Vietnam et les différends fonciers : les réseaux sociaux se mobilisent

Pagoda of Lien Tri, near Ho Chi Minh (formerly Saigon) city centre, April 2016. The Buddhist monk Thick Khong Tanh, who for years ignored the orders of the Ho Chi Minh City Council to take away his pagoda, was removed by force and the temple was demolished to leave the way clear for a new financial district.

(Eric San Juan)

En avril dernier, le Vietnam a connu un épisode singulier. Des dizaines d’habitants du district de My Duc, dans la banlieue de Hanoi, ont pris en otage 38 policiers et fonctionnaires pour protester contre l’action des autorités pendant une expropriation de terres qui leur appartenaient depuis 26 ans.

Ils se sont retranchés dans leur quartier pendant une semaine et bloqué les accès avec des troncs d’arbres et des pierres, disposés à repousser toute intrusion policière jusqu’à ce que les négociations avec le maire de Hanoi finissent par aboutir à un accord.
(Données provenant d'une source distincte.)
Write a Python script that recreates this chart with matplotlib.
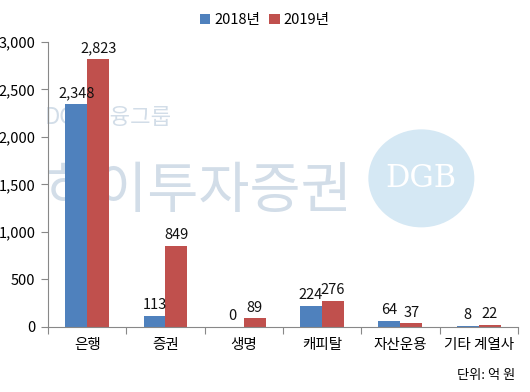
import matplotlib
matplotlib.use("Agg")
import matplotlib.pyplot as plt
from matplotlib.patches import Ellipse
import numpy as np

plt.rcParams['font.family'] = ['Noto Sans CJK KR', 'DejaVu Sans']

categories = ['은행', '증권', '생명', '캐피탈', '자산운용', '기타 계열사']
v2018 = [2348, 113, 0, 224, 64, 8]
v2019 = [2823, 849, 89, 276, 37, 22]
yticks = [0, 500, 1000, 1500, 2000, 2500, 3000]
series_names = ['2018년', '2019년']

blue = '#4F81BD'
red = '#C0504D'

fig = plt.figure(figsize=(5.30, 3.92), dpi=100)
ax = fig.add_axes([0.0906, 0.166, 0.8864, 0.727])
ax.patch.set_alpha(0)

# watermark (drawn beneath the bars)
wm = '#d2dde8'
ax.text(0.085, 0.70, 'DGB금융그룹', transform=fig.transFigure, fontsize=16,
        color=wm, va='center', ha='left', zorder=1, clip_on=False)
ax.text(0.085, 0.51, '하이투자증권', transform=fig.transFigure, fontsize=40,
        color=wm, va='center', ha='left', zorder=1, clip_on=False)
ell = Ellipse((0.795, 0.545), 0.20, 0.25, transform=fig.transFigure,
              facecolor='#d5e8f4', edgecolor='none', zorder=1, clip_on=False)
ax.add_patch(ell)
ax.text(0.795, 0.545, 'DGB', transform=fig.transFigure, fontsize=22, color='#ffffff',
        ha='center', va='center', family='DejaVu Serif', zorder=1, clip_on=False)

x = np.arange(len(categories))
w = 0.28
b1 = ax.bar(x - w/2, v2018, w, color=blue, label=series_names[0], zorder=2)
b2 = ax.bar(x + w/2, v2019, w, color=red, label=series_names[1], zorder=2)

for rect, v in zip(b1, v2018):
    ax.text(rect.get_x() + rect.get_width()/2, v + 40, f'{v:,}', ha='center', va='bottom',
            fontsize=10.5, color='#111111', zorder=3)
for rect, v in zip(b2, v2019):
    ax.text(rect.get_x() + rect.get_width()/2, v + 40, f'{v:,}', ha='center', va='bottom',
            fontsize=10.5, color='#111111', zorder=3)

ax.set_xlim(-0.5, len(categories) - 0.5)
ax.set_ylim(0, 3000)
ax.set_yticks(yticks)
ax.set_yticklabels([f'{t:,}' for t in yticks], fontsize=10.5)
ax.set_xticks(np.arange(-0.5, len(categories), 1.0))
ax.set_xticklabels([])
ax.set_xticks(x, minor=True)
ax.set_xticklabels(categories, minor=True, fontsize=10.5)
ax.tick_params(axis='x', which='minor', length=0, pad=8)
ax.tick_params(axis='x', which='major', length=5, color='#888888', direction='out')
ax.tick_params(axis='y', length=5, color='#888888', direction='out', pad=4)

for s in ['top', 'right']:
    ax.spines[s].set_visible(False)
for s in ['left', 'bottom']:
    ax.spines[s].set_color('#888888')
    ax.spines[s].set_zorder(4)

fig.legend(handles=[b1, b2], loc='upper center', bbox_to_anchor=(0.5, 1.0), ncol=2,
           frameon=False, fontsize=10.5, handlelength=0.7, handleheight=0.7,
           handletextpad=0.3, columnspacing=0.6)

fig.text(0.972, 0.025, '단위: 억 원', ha='right', va='bottom', fontsize=9.5)

fig.savefig('out.png', dpi=100)
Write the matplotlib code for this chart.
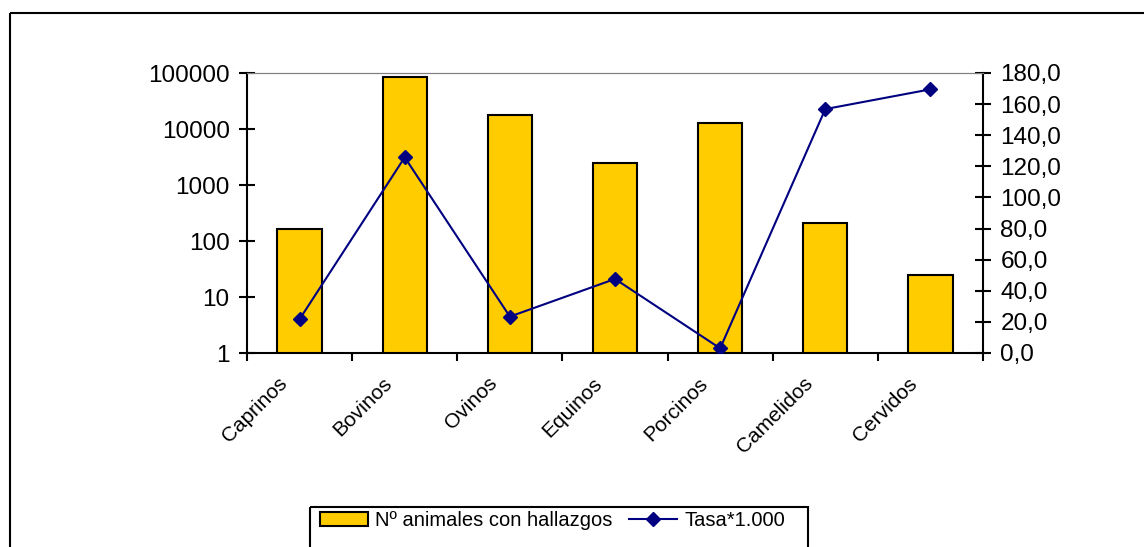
import matplotlib.pyplot as plt
from matplotlib.patches import Rectangle
from matplotlib.lines import Line2D
from matplotlib.ticker import FixedLocator, NullLocator, FuncFormatter
import matplotlib.transforms as mtransforms

plt.rcParams['font.family'] = ['Liberation Sans', 'DejaVu Sans']

# data
especies = ['Caprinos', 'Bovinos', 'Ovinos', 'Equinos', 'Porcinos', 'Camelidos', 'Cervidos']
animales = [162, 86000, 17800, 2440, 13000, 207, 25]
tasa = [21.7, 125.8, 23.4, 47.6, 3.0, 156.8, 169.5]
izq_ticks = [1, 10, 100, 1000, 10000, 100000]
der_ticks = [0, 20, 40, 60, 80, 100, 120, 140, 160, 180]

W, H = 1144, 547
fig = plt.figure(figsize=(W / 100, H / 100), dpi=100)

# outer chart frame (runs off the right and bottom edges)
fig.patches.append(Rectangle((10 / W, 1 - 13 / H), 1.2, -1.2, transform=fig.transFigure,
                             fill=False, edgecolor='black', linewidth=1.5, zorder=0))

ax = fig.add_axes([247 / W, 1 - 353 / H, (983 - 247) / W, (353 - 73) / H])
x = list(range(len(especies)))
ax.bar(x, animales, width=0.42, color='#FFCC00', edgecolor='black', linewidth=1.5, zorder=2)
ax.set_yscale('log')
ax.set_ylim(1, 100000)
ax.set_xlim(-0.5, len(especies) - 0.5)
ax.yaxis.set_major_locator(FixedLocator(izq_ticks))
ax.yaxis.set_minor_locator(NullLocator())
ax.yaxis.set_major_formatter(FuncFormatter(lambda v, p: f'{int(round(v))}'))
ax.tick_params(axis='y', which='major', direction='inout', length=11, width=1.5,
               labelsize=17.5, pad=7)

# category labels centered, boundary ticks as minor ticks
ax.set_xticks(x)
ax.set_xticklabels(especies, rotation=45, ha='right', fontsize=15)
ax.set_xticks([i - 0.5 for i in range(len(especies) + 1)], minor=True)
ax.tick_params(axis='x', which='major', length=0, pad=15)
ax.tick_params(axis='x', which='minor', direction='out', length=6, width=1.5)
shift = mtransforms.ScaledTranslation(-9 / 100, 0, fig.dpi_scale_trans)
for lbl in ax.get_xticklabels():
    lbl.set_transform(lbl.get_transform() + shift)

for s in ['left', 'bottom']:
    ax.spines[s].set_linewidth(1.5)
ax.spines['top'].set_color('#808080')
ax.spines['right'].set_visible(False)

ax2 = ax.twinx()
ax2.plot(x, tasa, color='#000080', linewidth=1.5, marker='D', markersize=7, zorder=3)
ax2.set_ylim(0, 180)
ax2.set_yticks(der_ticks)
ax2.yaxis.set_major_formatter(FuncFormatter(lambda v, p: f'{v:.1f}'.replace('.', ',')))
ax2.tick_params(axis='y', direction='inout', length=11, width=1.5, labelsize=17.5, pad=7)
ax2.spines['right'].set_linewidth(1.5)
ax2.spines['top'].set_color('#808080')
ax2.spines['left'].set_visible(False)
ax2.spines['bottom'].set_visible(False)

# legend box (runs off the bottom edge)
fig.patches.append(Rectangle((310 / W, 1 - 507 / H), (808 - 310) / W, -0.2,
                             transform=fig.transFigure, fill=False,
                             edgecolor='black', linewidth=1.5))
handles = [Rectangle((0, 0), 1, 1, facecolor='#FFCC00', edgecolor='black', linewidth=1.5),
           Line2D([], [], color='#000080', linewidth=1.5, marker='D', markersize=7)]
fig.legend(handles, ['Nº animales con hallazgos', 'Tasa*1.000'], loc='upper left',
           bbox_to_anchor=(306 / W, 1 - 497 / H), ncol=2, frameon=False, fontsize=14.5,
           handlelength=2.4, handletextpad=0.35, columnspacing=0.8, borderpad=0.2)

fig.savefig('out.png', dpi=100)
L’appropriation d’un terrain de 50 hectares au profit de la société de télécommunications Viettel (propriété de l’armée) sera réévaluée et ceux qui ont participé à la mutinerie ne feront l’objet d’aucune sanction.

Ces événements, à la fois spectaculaires et exceptionnels, surtout à la lumière de leur résolution sans violence policière, illustrent un problème que le Parti communiste du Vietnam, légalement propriétaire de toutes les terres du pays, n’a pas su résoudre.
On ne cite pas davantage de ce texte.